Starting with the first line of the data below, copy each line up to and including the one containing "(0,0) rectangle (1188,748);". Pictures stay out.

Start Excerpted records

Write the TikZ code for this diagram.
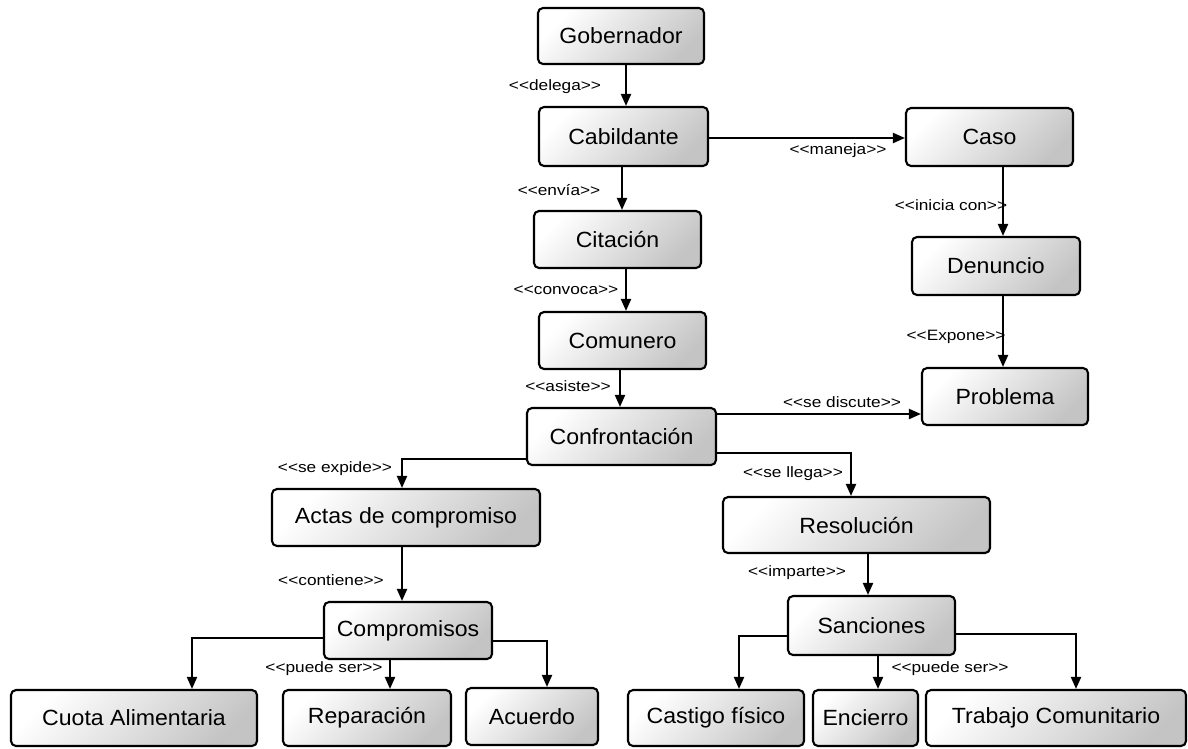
\documentclass[tikz,border=0pt]{standalone}
\usepackage{fontspec}
\newfontfamily\nodefont[FakeStretch=1.05]{Liberation Sans}
\newfontfamily\lblfont[FakeStretch=1.15]{Liberation Sans}
\usetikzlibrary{arrows.meta}
\begin{document}
\begin{tikzpicture}[x=1pt,y=-1pt,
  box/.style={draw=black, line width=2.1pt, rounded corners=5pt,
    top color=white, bottom color=black!23, shading angle=45,
    minimum height=57pt, inner sep=0pt,
    font=\nodefont\fontsize{22}{26}\selectfont, align=center},
  arr/.style={line width=2pt, -{Triangle[length=12pt,width=10pt]}},
  lbl/.style={inner sep=0pt, font=\lblfont\fontsize{15}{18}\selectfont}]
\useasboundingbox (0,0) rectangle (1188,748);

% nodes
\node[box, minimum width=166pt, minimum height=56pt] (gob)   at (621,36)    {Gobernador};
\node[box, minimum width=169pt, minimum height=59pt] (cab)   at (623.5,136.5) {Cabildante};
\node[box, minimum width=167pt, minimum height=58pt] (caso)  at (989.5,137) {Caso};
\node[box, minimum width=167pt] (cit)   at (617.5,239.5) {Citación};
\node[box, minimum width=168pt, minimum height=58pt] (den)   at (996,266)   {Denuncio};
\node[box, minimum width=167pt] (com)   at (622.5,340.5) {Comunero};
\node[box, minimum width=166pt] (prob)  at (1005,396.5) {Problema};
\node[box, minimum width=189pt] (conf)  at (621.5,436.5) {Confrontación};
\node[box, minimum width=268pt] (actas) at (406,517.5)  {Actas de compromiso};
\node[box, minimum width=267pt, minimum height=56pt] (res)   at (856.5,525) {Resolución};
\node[box, minimum width=168pt] (compr) at (408,630.5)  {Compromisos};
\node[box, minimum width=167pt, minimum height=59pt] (sanc)  at (871.5,625.5) {Sanciones};
\node[box, minimum width=246pt, minimum height=56pt] (cuota) at (134,718)   {Cuota Alimentaria};
\node[box, minimum width=168pt, minimum height=56pt] (rep)   at (367,718)   {Reparación};
\node[box, minimum width=132pt, minimum height=57pt] (acu)   at (532,716.5) {Acuerdo};
\node[box, minimum width=176pt, minimum height=56pt] (cast)  at (716,718)   {Castigo físico};
\node[box, minimum width=105pt, minimum height=56pt] (enc)   at (865.5,718) {Encierro};
\node[box, minimum width=260pt, minimum height=56pt] (trab)  at (1056,718)  {Trabajo Comunitario};

% connectors
\draw[arr] (gob.south -| 626,0) -- (cab.north -| 626,0);
\draw[arr] (cab.east |- 0,138) -- (caso.west |- 0,138);
\draw[arr] (cab.south -| 622,0) -- (cit.north -| 622,0);
\draw[arr] (cit.south -| 626,0) -- (com.north -| 626,0);
\draw[arr] (com.south -| 620,0) -- (conf.north -| 620,0);
\draw[arr] (caso.south -| 1003,0) -- (den.north -| 1003,0);
\draw[arr] (den.south -| 1003,0) -- (prob.north -| 1003,0);
\draw[arr] (conf.east |- 0,414) -- (prob.west |- 0,414);
\draw[arr] (conf.west |- 0,459) -| (actas.north -| 402,0);
\draw[arr] (conf.east |- 0,453) -| (res.north -| 851,0);
\draw[arr] (actas.south -| 402,0) -- (compr.north -| 402,0);
\draw[arr] (res.south -| 868,0) -- (sanc.north -| 868,0);
\draw[arr] (compr.west |- 0,638) -| (cuota.north -| 192,0);
\draw[arr] (compr.south -| 390,0) -- (rep.north -| 390,0);
\draw[arr] (compr.east |- 0,641) -| (acu.north -| 547,0);
\draw[arr] (sanc.west |- 0,636) -| (cast.north -| 739,0);
\draw[arr] (sanc.south -| 878,0) -- (enc.north -| 878,0);
\draw[arr] (sanc.east |- 0,634) -| (trab.north -| 1076,0);

% labels
\node[lbl] (l1)  at (555,87)   {<<delega>>};
\node[lbl] (l2)  at (838,151)  {<<maneja>>};
\node[lbl] (l3)  at (559,190)  {<<envía>>};
\node[lbl] (l4)  at (566,290)  {<<convoca>>};
\node[lbl] (l5)  at (568,386)  {<<asiste>>};
\node[lbl] (l6)  at (951,205)  {<<inicia con>>};
\node[lbl] (l7)  at (956,337)  {<<Expone>>};
\node[lbl] (l8)  at (842,402)  {<<se discute>>};
\node[lbl] (l9)  at (335,469)  {<<se expide>>};
\node[lbl] (l10) at (793,474)  {<<se llega>>};
\node[lbl] (l11) at (331,580)  {<<contiene>>};
\node[lbl] (l12) at (797,573)  {<<imparte>>};
\node[lbl] (l13) at (324,669)  {<<puede ser>>};
\node[lbl] (l14) at (950,669)  {<<puede ser>>};
\end{tikzpicture}
\end{document}
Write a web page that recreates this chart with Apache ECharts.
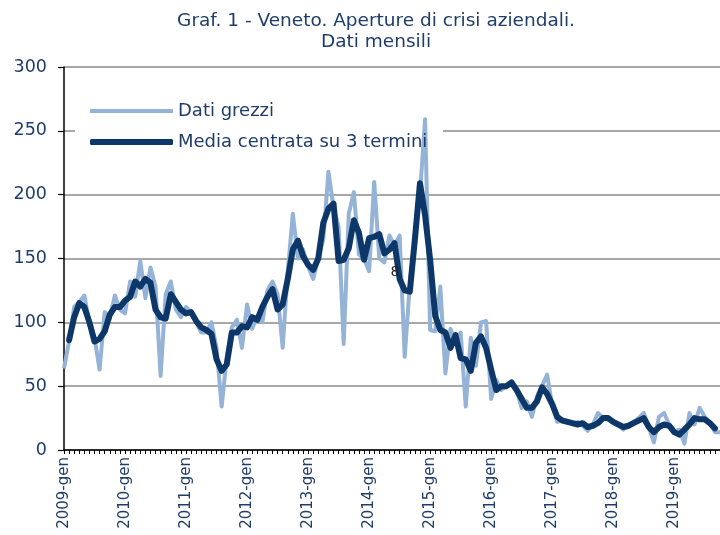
<!DOCTYPE html>
<html><head><meta charset="utf-8">
<script src="https://cdn.jsdelivr.net/npm/echarts@6/dist/echarts.min.js"></script>
<style>html,body{margin:0;padding:0;background:#fff}#c{width:720px;height:535px}</style>
</head><body><div id="c"></div>
<script>
const monthNames = ['gen','feb','mar','apr','mag','giu','lug','ago','set','ott','nov','dic'];
const startYear = 2009;
const nMonths = 130;
const categories = [];
for (let i = 0; i < nMonths; i++) categories.push((startYear + Math.floor(i / 12)) + '-' + monthNames[i % 12]);

const seriesNames = ['Dati grezzi', 'Media centrata su 3 termini'];

const datiGrezzi = [
  64,85,112,116,121,100,88,63,108,103,121,110,
  107,132,120,148,119,143,128,58,122,132,110,104,
  112,108,100,92,92,100,80,34,72,96,102,80,
  114,95,105,100,125,132,122,80,140,185,150,157,
  144,134,150,165,218,190,175,83,185,202,153,150,
  140,210,150,147,168,160,168,73,130,168,200,259,
  94,93,128,60,95,84,92,34,88,66,100,101,
  40,55,47,50,53,47,33,38,26,42,50,59,
  35,22,24,23,20,22,19,15,20,29,25,24,
  22,20,16,20,22,25,29,18,6,26,29,20,
  14,16,5,29,20,33,26,22,14,14
];

const mediaCentrata = [
  null,86,104,115,112,100,85,87,93,106,112,112,
  117,120,132,128,134,131,110,104,103,122,116,110,
  107,108,101,96,94,91,71,62,67,92,92,97,
  96,104,102,112,120,126,110,114,134,157,164,152,
  145,141,150,178,189,193,148,149,158,180,170,149,
  166,167,169,154,157,162,134,125,124,165,209,184,
  149,105,94,92,80,90,72,71,62,84,89,80,
  63,47,50,50,53,47,40,33,33,38,49,44,
  36,26,23,22,21,20,21,18,19,21,25,25,
  22,20,18,19,21,23,25,18,14,18,20,19,
  14,12,16,20,25,24,24,21,17,null
];

const yMin = 0, yMax = 300, yStep = 50;
const strayLabel = '8';

const navy = '#1f3d6b';
const font = 'DejaVu Sans';

const chart = echarts.init(document.getElementById('c'), null, {renderer: 'canvas'});
chart.setOption({
  animation: false,
  backgroundColor: '#ffffff',
  title: {
    text: 'Graf. 1 - Veneto. Aperture di crisi aziendali.\nDati mensili',
    left: 376, top: 11, padding: 0, textAlign: 'center',
    textStyle: {fontFamily: font, fontSize: 18.5, fontWeight: 'normal', color: navy, lineHeight: 21}
  },
  grid: {left: 64, top: 67, width: 658, height: 383, containLabel: false},
  legend: [
    {data: [seriesNames[0]], left: 90, top: 102, padding: 0, itemWidth: 83, itemHeight: 4, icon: 'rect',
     itemGap: 0, textStyle: {fontFamily: font, fontSize: 18, color: navy}, selectedMode: false},
    {data: [seriesNames[1]], left: 90, top: 133, padding: 0, itemWidth: 83, itemHeight: 6, icon: 'roundRect',
     itemGap: 0, textStyle: {fontFamily: font, fontSize: 18, color: navy}, selectedMode: false}
  ],
  xAxis: {
    type: 'category', data: categories, boundaryGap: false,
    axisLine: {lineStyle: {color: '#000', width: 1.5}},
    axisTick: {show: true, interval: 0, length: 4, lineStyle: {color: '#000', width: 1}},
    axisLabel: {interval: function (i) { return i % 12 === 0; }, rotate: 90, fontFamily: font, fontSize: 15, color: navy, margin: 7},
    splitLine: {show: false}
  },
  yAxis: {
    type: 'value', min: yMin, max: yMax, interval: yStep,
    axisLine: {show: true, lineStyle: {color: '#000', width: 1.5}},
    axisTick: {show: true, length: 6, lineStyle: {color: '#000', width: 1.2}},
    axisLabel: {fontFamily: font, fontSize: 17.5, color: navy, margin: 17},
    splitLine: {show: true, lineStyle: {color: '#8a8a8a', width: 1.5}}
  },
  graphic: [
    {type: 'rect', shape: {x: 75, y: 92, width: 368, height: 68}, style: {fill: '#ffffff'}, z: 1, silent: true},
    {type: 'text', x: 395, y: 272, style: {text: strayLabel, font: '14px "DejaVu Sans"', fill: '#222', align: 'center', verticalAlign: 'middle'}, z: 5}
  ],
  series: [
    {name: seriesNames[0], type: 'line', data: datiGrezzi, symbol: 'none', showSymbol: false,
     lineStyle: {color: '#95b3d7', width: 4, join: 'round'}, itemStyle: {color: '#95b3d7'}, z: 3},
    {name: seriesNames[1], type: 'line', data: mediaCentrata, symbol: 'none', showSymbol: false, connectNulls: false,
     lineStyle: {color: '#0c3768', width: 6, join: 'round', cap: 'round'}, itemStyle: {color: '#0c3768'}, z: 4}
  ]
});
</script></body></html>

End Excerpted records

Finished exercise:
Write the TikZ code for this diagram.
\documentclass[tikz,border=0pt]{standalone}
\usepackage{fontspec}
\newfontfamily\nodefont[FakeStretch=1.05]{Liberation Sans}
\newfontfamily\lblfont[FakeStretch=1.15]{Liberation Sans}
\usetikzlibrary{arrows.meta}
\begin{document}
\begin{tikzpicture}[x=1pt,y=-1pt,
  box/.style={draw=black, line width=2.1pt, rounded corners=5pt,
    top color=white, bottom color=black!23, shading angle=45,
    minimum height=57pt, inner sep=0pt,
    font=\nodefont\fontsize{22}{26}\selectfont, align=center},
  arr/.style={line width=2pt, -{Triangle[length=12pt,width=10pt]}},
  lbl/.style={inner sep=0pt, font=\lblfont\fontsize{15}{18}\selectfont}]
\useasboundingbox (0,0) rectangle (1188,748);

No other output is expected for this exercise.